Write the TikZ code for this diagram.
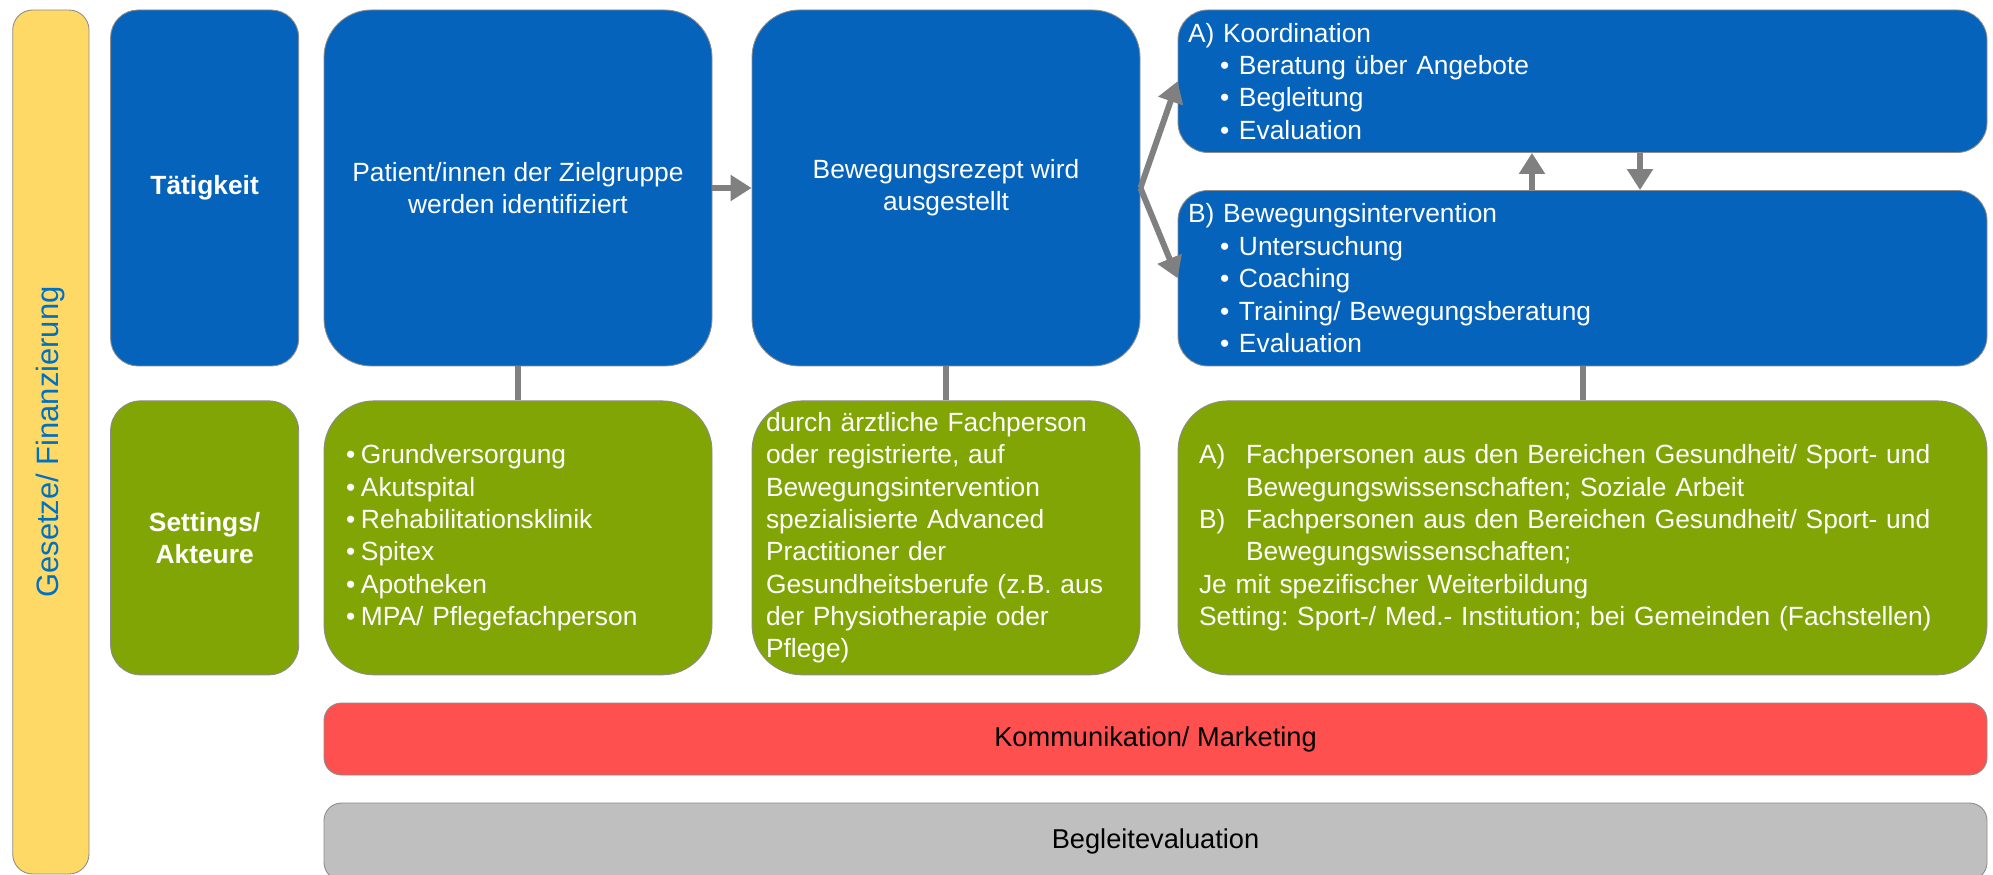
\documentclass[tikz,border=0pt]{standalone}
\usepackage{fontspec}
\setmainfont{Liberation Sans}
\usetikzlibrary{positioning,arrows.meta}
\frenchspacing
\newcommand{\boxfont}{\fontsize{15}{18.4}\selectfont}
\newcommand{\itm}[1]{\hspace*{0.64cm}\makebox[0.38cm][l]{\textbullet}#1}
\newcommand{\pkt}[1]{\makebox[0.3cm][l]{\textbullet}#1}
\newcommand{\fpkt}[2]{\makebox[0.94cm][l]{#1}#2}
\newcommand{\diagramdefinitions}{%
  % color of activity boxes
  \definecolor{colAct}{RGB}{5,99,187}
  % color of settings boxes
  \definecolor{colSet}{RGB}{128,165,5}
  % color of communication strip
  \definecolor{colKomm}{RGB}{255,80,80}
  % color of evaluation strip
  \definecolor{colEval}{RGB}{191,191,191}
  % color of law bar and its text
  \definecolor{colLaw}{RGB}{255,217,102}
  \definecolor{colLawText}{RGB}{0,112,192}
  % color of connectors and borders
  \definecolor{colArrow}{RGB}{128,128,128}
  \definecolor{colLine}{RGB}{140,140,140}

  % center coordinate of law bar
  \coordinate (oLaw) at (1.017,-8.84);
  % center coordinate of row header
  \coordinate (oTaet) at (4.093,-3.76);
  % center coordinate of patients
  \coordinate (oPat) at (10.36,-3.76);
  % center coordinate of prescription
  \coordinate (oRez) at (18.92,-3.76);
  % center coordinate of coordination
  \coordinate (oKoord) at (31.65,-1.625);
  % center coordinate of intervention
  \coordinate (oInterv) at (31.65,-5.565);
  % center coordinate of communication
  \coordinate (oKomm) at (23.11,-14.78);
  % center coordinate of evaluation
  \coordinate (oEval) at (23.11,-16.83);
  % x of the two arrows between A and B
  \coordinate (xUp) at (30.64,0);
  \coordinate (xDown) at (32.8,0);
}
\tikzset{
  box/.style={draw=colLine, line width=0.5pt, text=white, font=\boxfont, inner sep=0pt},
  headbox/.style={box, fill=colAct, rounded corners=0.55cm, minimum width=3.762cm,
    minimum height=7.12cm, align=center, font=\boxfont\bfseries},
  actbox/.style={box, fill=colAct, rounded corners=0.95cm, minimum width=7.76cm,
    minimum height=7.12cm, align=center},
  listbox/.style={box, fill=colAct, rounded corners=0.6cm, minimum width=16.18cm,
    text width=15.78cm, inner xsep=0.2cm, align=left},
  setbox/.style={box, fill=colSet, rounded corners=1.0cm, minimum height=5.48cm, align=left},
  stripbox/.style={box, text=black, rounded corners=0.35cm, minimum width=33.26cm,
    font=\fontsize{15.5}{18.6}\selectfont},
  link/.style={draw=colArrow, line width=3.4pt},
  flow/.style={link, -{Triangle[length=0.42cm,width=0.5cm]}},
}
\begin{document}
\begin{tikzpicture}

  % define colors and coordinates
  \diagramdefinitions
  \useasboundingbox (0,0) rectangle (39.86,-17.5);

  % law bar on the left
  \node[box, fill=colLaw, text=colLawText, rotate=90, rounded corners=0.4cm,
    minimum width=17.28cm, minimum height=1.526cm,
    font=\fontsize{17.6}{21}\selectfont] (gesetze) at (oLaw) {Gesetze/ Finanzierung};

  % first row: activities
  \node[headbox] (taet) at (oTaet) {Tätigkeit};
  \node[actbox] (patient) at (oPat) {Patient/innen der Zielgruppe\\werden identifiziert};
  \node[actbox] (rezept) at (oRez) {Bewegungsrezept wird\\ausgestellt};
  \node[listbox, minimum height=2.85cm] (koord) at (oKoord)
    {A) Koordination\\\itm{Beratung über Angebote}\\\itm{Begleitung}\\\itm{Evaluation}};
  \node[listbox, minimum height=3.51cm] (interv) at (oInterv)
    {B) Bewegungsintervention\\\itm{Untersuchung}\\\itm{Coaching}\\
     \itm{Training/ Bewegungsberatung}\\\itm{Evaluation}};

  % second row: settings and actors
  \node[headbox, fill=colSet, minimum height=5.48cm, rounded corners=0.6cm] (settings)
    [below=0.68cm of taet] {Settings/\\Akteure};
  \node[setbox, text width=6.88cm, inner xsep=0.44cm] (orte) [below=0.68cm of patient]
    {\pkt{Grundversorgung}\\\pkt{Akutspital}\\\pkt{Rehabilitationsklinik}\\
     \pkt{Spitex}\\\pkt{Apotheken}\\\pkt{MPA/ Pflegefachperson}};
  \node[setbox, text width=7.2cm, inner xsep=0.28cm] (fachperson) [below=0.68cm of rezept]
    {durch ärztliche Fachperson\\oder registrierte, auf\\Bewegungsintervention\\
     spezialisierte Advanced\\Practitioner der\\Gesundheitsberufe (z.B. aus\\
     der Physiotherapie oder\\Pflege)};
  \node[setbox, text width=15.34cm, inner xsep=0.42cm] (personal) [below=0.68cm of interv]
    {\fpkt{A)}{Fachpersonen aus den Bereichen Gesundheit/ Sport- und}\\
     \hspace*{0.94cm}Bewegungswissenschaften; Soziale Arbeit\\
     \fpkt{B)}{Fachpersonen aus den Bereichen Gesundheit/ Sport- und}\\
     \hspace*{0.94cm}Bewegungswissenschaften;\\
     Je mit spezifischer Weiterbildung\\
     Setting: Sport-/ Med.- Institution; bei Gemeinden (Fachstellen)};

  % strips at the bottom
  \node[stripbox, fill=colKomm, minimum height=1.44cm] (komm) at (oKomm) {Kommunikation/ Marketing};
  \node[stripbox, fill=colEval, minimum height=1.54cm] (eval) at (oEval) {Begleitevaluation};

  % arrows between activities
  \draw[flow] (patient) -- (rezept);
  \draw[flow] (rezept.east) -- (koord.west);
  \draw[flow] (rezept.east) -- (interv.west);
  \draw[flow] (interv.north -| xUp) -- (koord.south -| xUp);
  \draw[flow] (koord.south -| xDown) -- (interv.north -| xDown);

  % lines from activities to settings
  \draw[link] (patient) -- (orte);
  \draw[link] (rezept) -- (fachperson);
  \draw[link] (interv) -- (personal);

\end{tikzpicture}
\end{document}
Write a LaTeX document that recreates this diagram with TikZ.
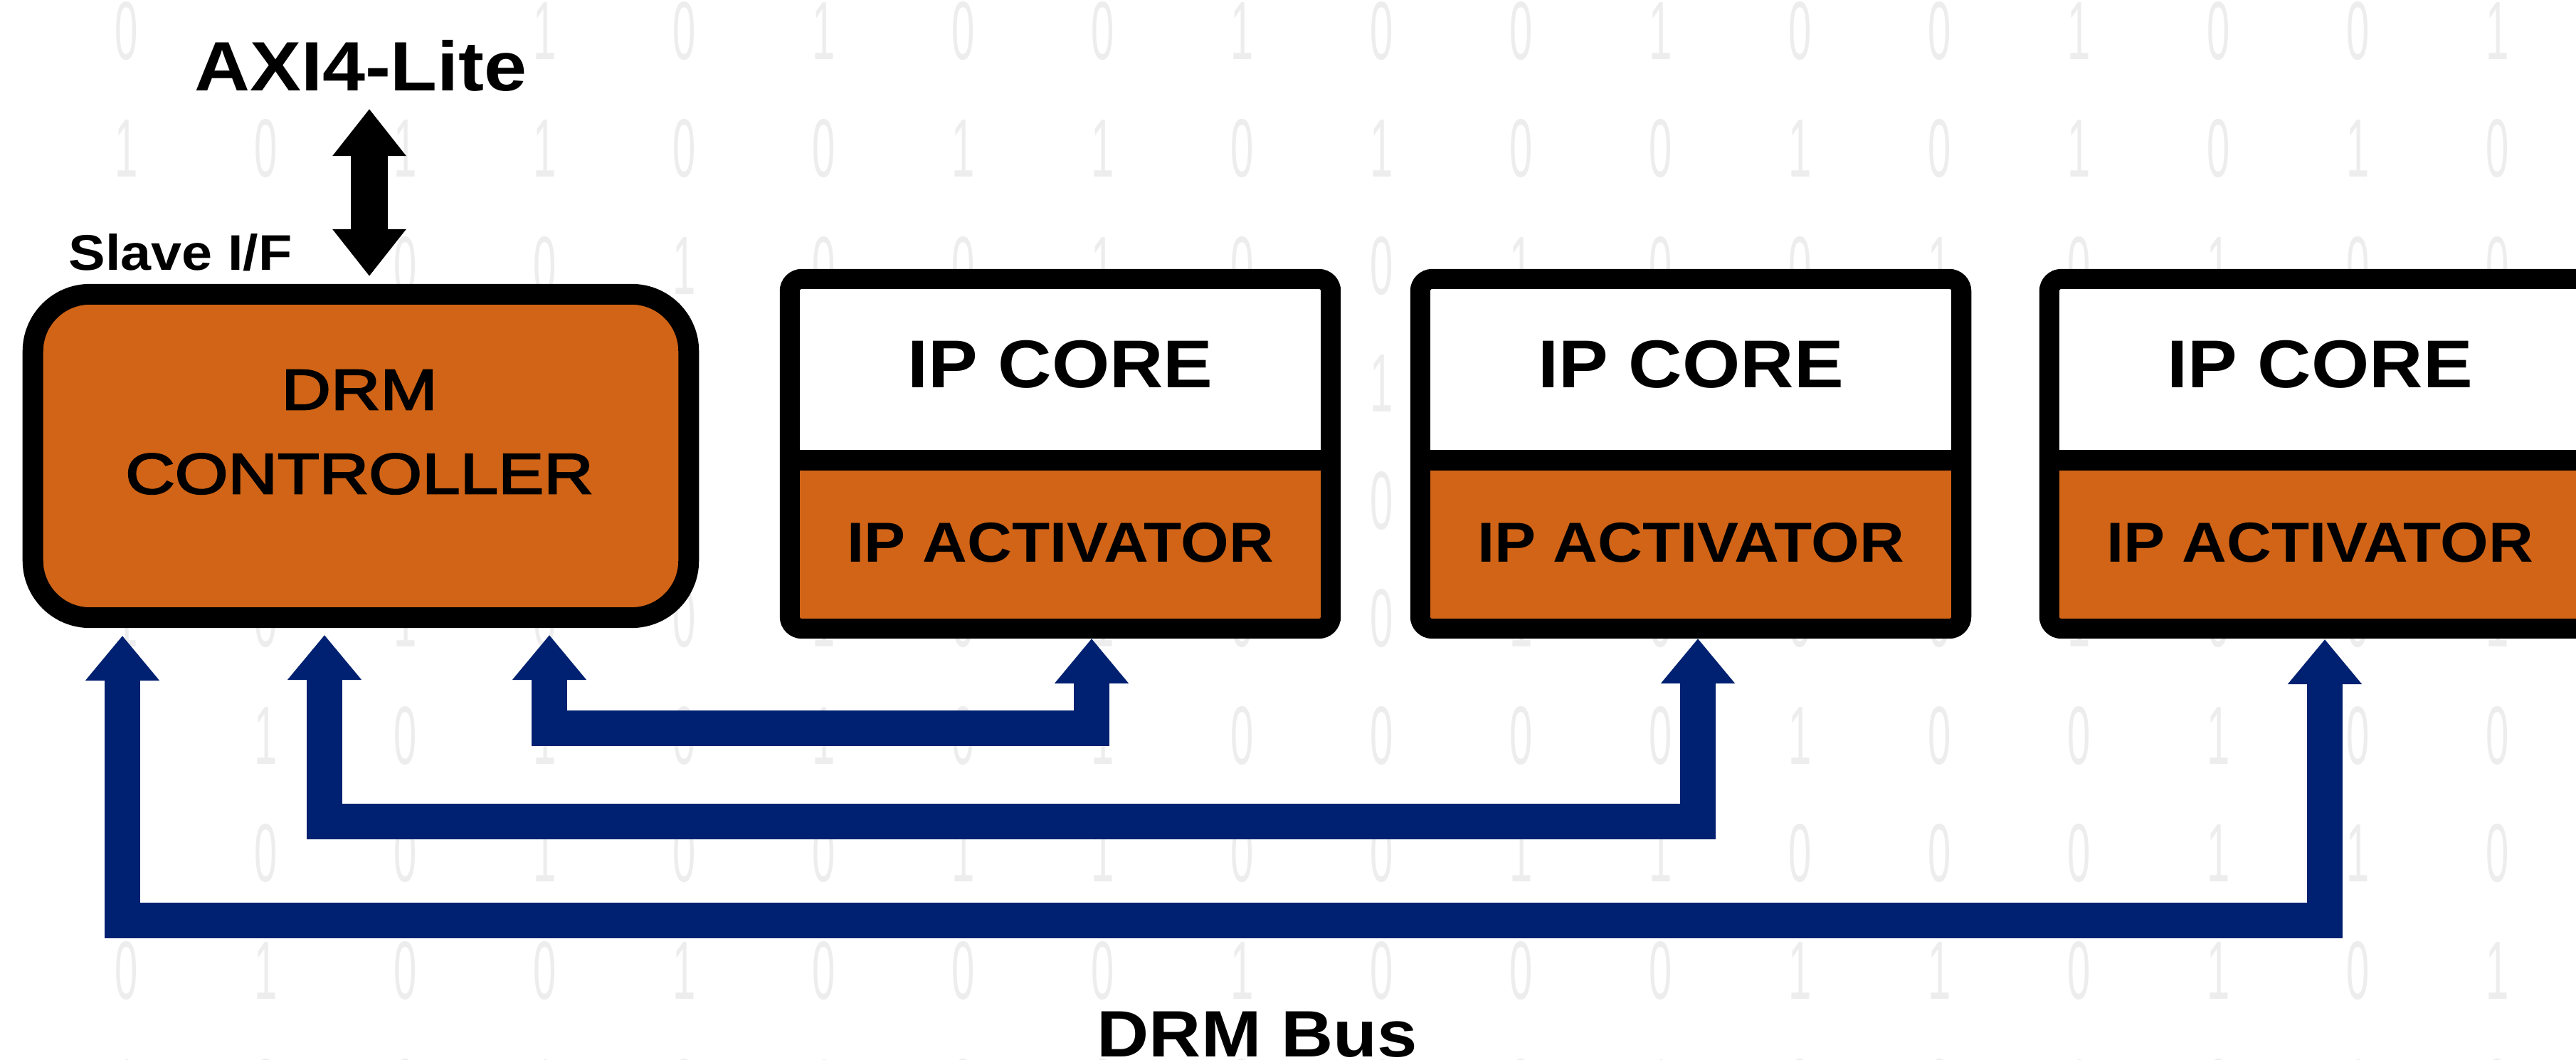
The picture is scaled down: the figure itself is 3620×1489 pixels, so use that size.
\documentclass[tikz,border=0pt]{standalone}
\usepackage{fontspec}
\setmainfont{Liberation Sans}
\newfontfamily\wideboldfont{Liberation Sans Bold}[FakeStretch=1.1]
\newfontfamily\widefont{Liberation Sans}[FakeStretch=1.2,FakeBold=3]
\newfontfamily\digitfont{Liberation Sans}[FakeStretch=0.5]
\usetikzlibrary{arrows.meta,calc}
\definecolor{drmorange}{RGB}{209,100,22}
\definecolor{busblue}{RGB}{0,33,113}
\definecolor{digitgray}{RGB}{237,237,237}

\begin{document}
\begin{tikzpicture}[x=0.01cm,y=-0.01cm,
  digit/.style={font=\digitfont\fontsize{33}{33}\selectfont,text=digitgray,inner sep=0pt},
  drmbox/.style={draw=black,line width=0.29cm,fill=drmorange,rounded corners=0.8cm,
    inner sep=0pt,minimum width=9.21cm,minimum height=4.54cm},
  ipframe/.style={draw=black,line width=0.28cm,rounded corners=0.17cm,
    inner sep=0pt,minimum width=7.6cm,minimum height=4.91cm},
  corepart/.style={fill=white,inner sep=0pt,minimum width=7.6cm,minimum height=2.39cm,
    font=\wideboldfont\fontsize{27}{30}\selectfont},
  actpart/.style={fill=drmorange,inner sep=0pt,minimum width=7.6cm,minimum height=2.14cm,
    font=\wideboldfont\fontsize{22.5}{26}\selectfont},
  divider/.style={draw=black,line width=0.29cm},
  lbl/.style={inner sep=0pt,font=\wideboldfont\fontsize{#1}{#1}\selectfont},
  axiarrow/.style={draw=black,line width=0.51cm,
    arrows={Triangle[length=6.6mm,width=9.9mm]-Triangle[length=6.6mm,width=9.9mm]}},
  bus/.style={draw=busblue,line width=0.5cm,line join=miter,
    arrows={Triangle[length=6.3mm,width=10mm]-Triangle[length=6.3mm,width=10mm]}}
]
\useasboundingbox (0,0) rectangle (3620,1489);
\clip (0,0) rectangle (3620,1489);
\fill[white] (0,0) rectangle (3620,1489);

% faint binary backdrop; the cells behind the two top labels stay empty
\foreach \row [count=\j from 0] in {
  {0,0,0,1,0,1,0,0,1,0,0,1,0,0,1,0,0,1,0},
  {1,0,1,1,0,0,1,1,0,1,0,0,1,0,1,0,1,0,0},
  {0,1,0,0,1,0,0,1,0,0,1,0,0,1,0,1,0,0,1},
  {1,0,0,1,0,0,1,0,0,1,0,1,0,0,0,1,0,1,0},
  {0,1,0,0,0,1,0,0,1,0,1,0,0,1,0,0,1,0,0},
  {1,0,1,0,0,1,0,1,0,0,1,0,0,0,1,0,0,1,0},
  {0,1,0,1,0,1,0,1,0,0,0,0,1,0,0,1,0,0,1},
  {0,0,0,1,0,0,1,1,0,0,1,1,0,0,0,1,1,0,0},
  {0,1,0,0,1,0,0,0,1,0,0,0,1,1,0,1,0,1,0},
  {1,0,0,1,0,1,0,0,0,1,0,1,0,0,1,0,1,0,0}} {
  \foreach \d [count=\k from 0] in \row {
    \pgfmathsetmacro\bx{178+196*\k}
    \pgfmathsetmacro\by{44+165*\j}
    \pgfmathtruncatemacro\hidden{(\j==0 && \bx>250 && \bx<760) || (\j==2 && \bx<450)}
    \ifnum\hidden=0
      \node[digit] (bit-\j-\k) at (\bx,\by) {\d};
    \fi
  }
}

% DRM controller
\node[drmbox] (drm) at (507,640.5) {};
\node[inner sep=0pt,align=center,font=\widefont\fontsize{22.8}{33.6}\selectfont]
  (drmlabel) at (505,607) {DRM\\CONTROLLER};

% IP blocks: core on top, activator below
\foreach \i/\cx in {1/1490,2/2376,3/3260} {
  \node[corepart] (core\i) at (\cx,511.5) {IP CORE};
  \node[actpart] (act\i) at (\cx,762) {IP ACTIVATOR};
  \draw[divider] (core\i.south west) ++(0,14.5) -- ++(760,0);
  \node[ipframe] (ip\i) at (\cx,637.5) {};
}

% AXI4-Lite slave interface
\node[lbl=27.9,anchor=base] (axi) at (507,128) {AXI4-Lite};
\node[lbl=20,anchor=base west] (slave) at (96,380) {Slave I/F};
\coordinate (axiend) at (519,153);
\coordinate (sifend) at (519,388);
\draw[axiarrow] (axiend) -- (sifend);

% DRM bus links
\coordinate (d1) at (772,892);
\coordinate (d2) at (456,892);
\coordinate (d3) at (172,893);
\coordinate (a1) at (1534,897);
\coordinate (a2) at (2386,897);
\coordinate (a3) at (3267,898);
\coordinate (y1) at (0,1023);
\coordinate (y2) at (0,1154);
\coordinate (y3) at (0,1293);
\draw[bus] (d1) |- (a1 |- y1) -- (a1);
\draw[bus] (d2) |- (a2 |- y2) -- (a2);
\draw[bus] (d3) |- (a3 |- y3) -- (a3);

\node[lbl=26.2,anchor=base] (buslabel) at (1767,1484) {DRM Bus};
\end{tikzpicture}
\end{document}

========================================================================

## WHAT THE TASK REQUIRES
Scan the material above for the word "that". Copy each line where it occurs.

## ANSWER TO THIS EXERCISE
Write a LaTeX document that recreates this diagram with TikZ.
The picture is scaled down: the figure itself is 3620×1489 pixels, so use that size.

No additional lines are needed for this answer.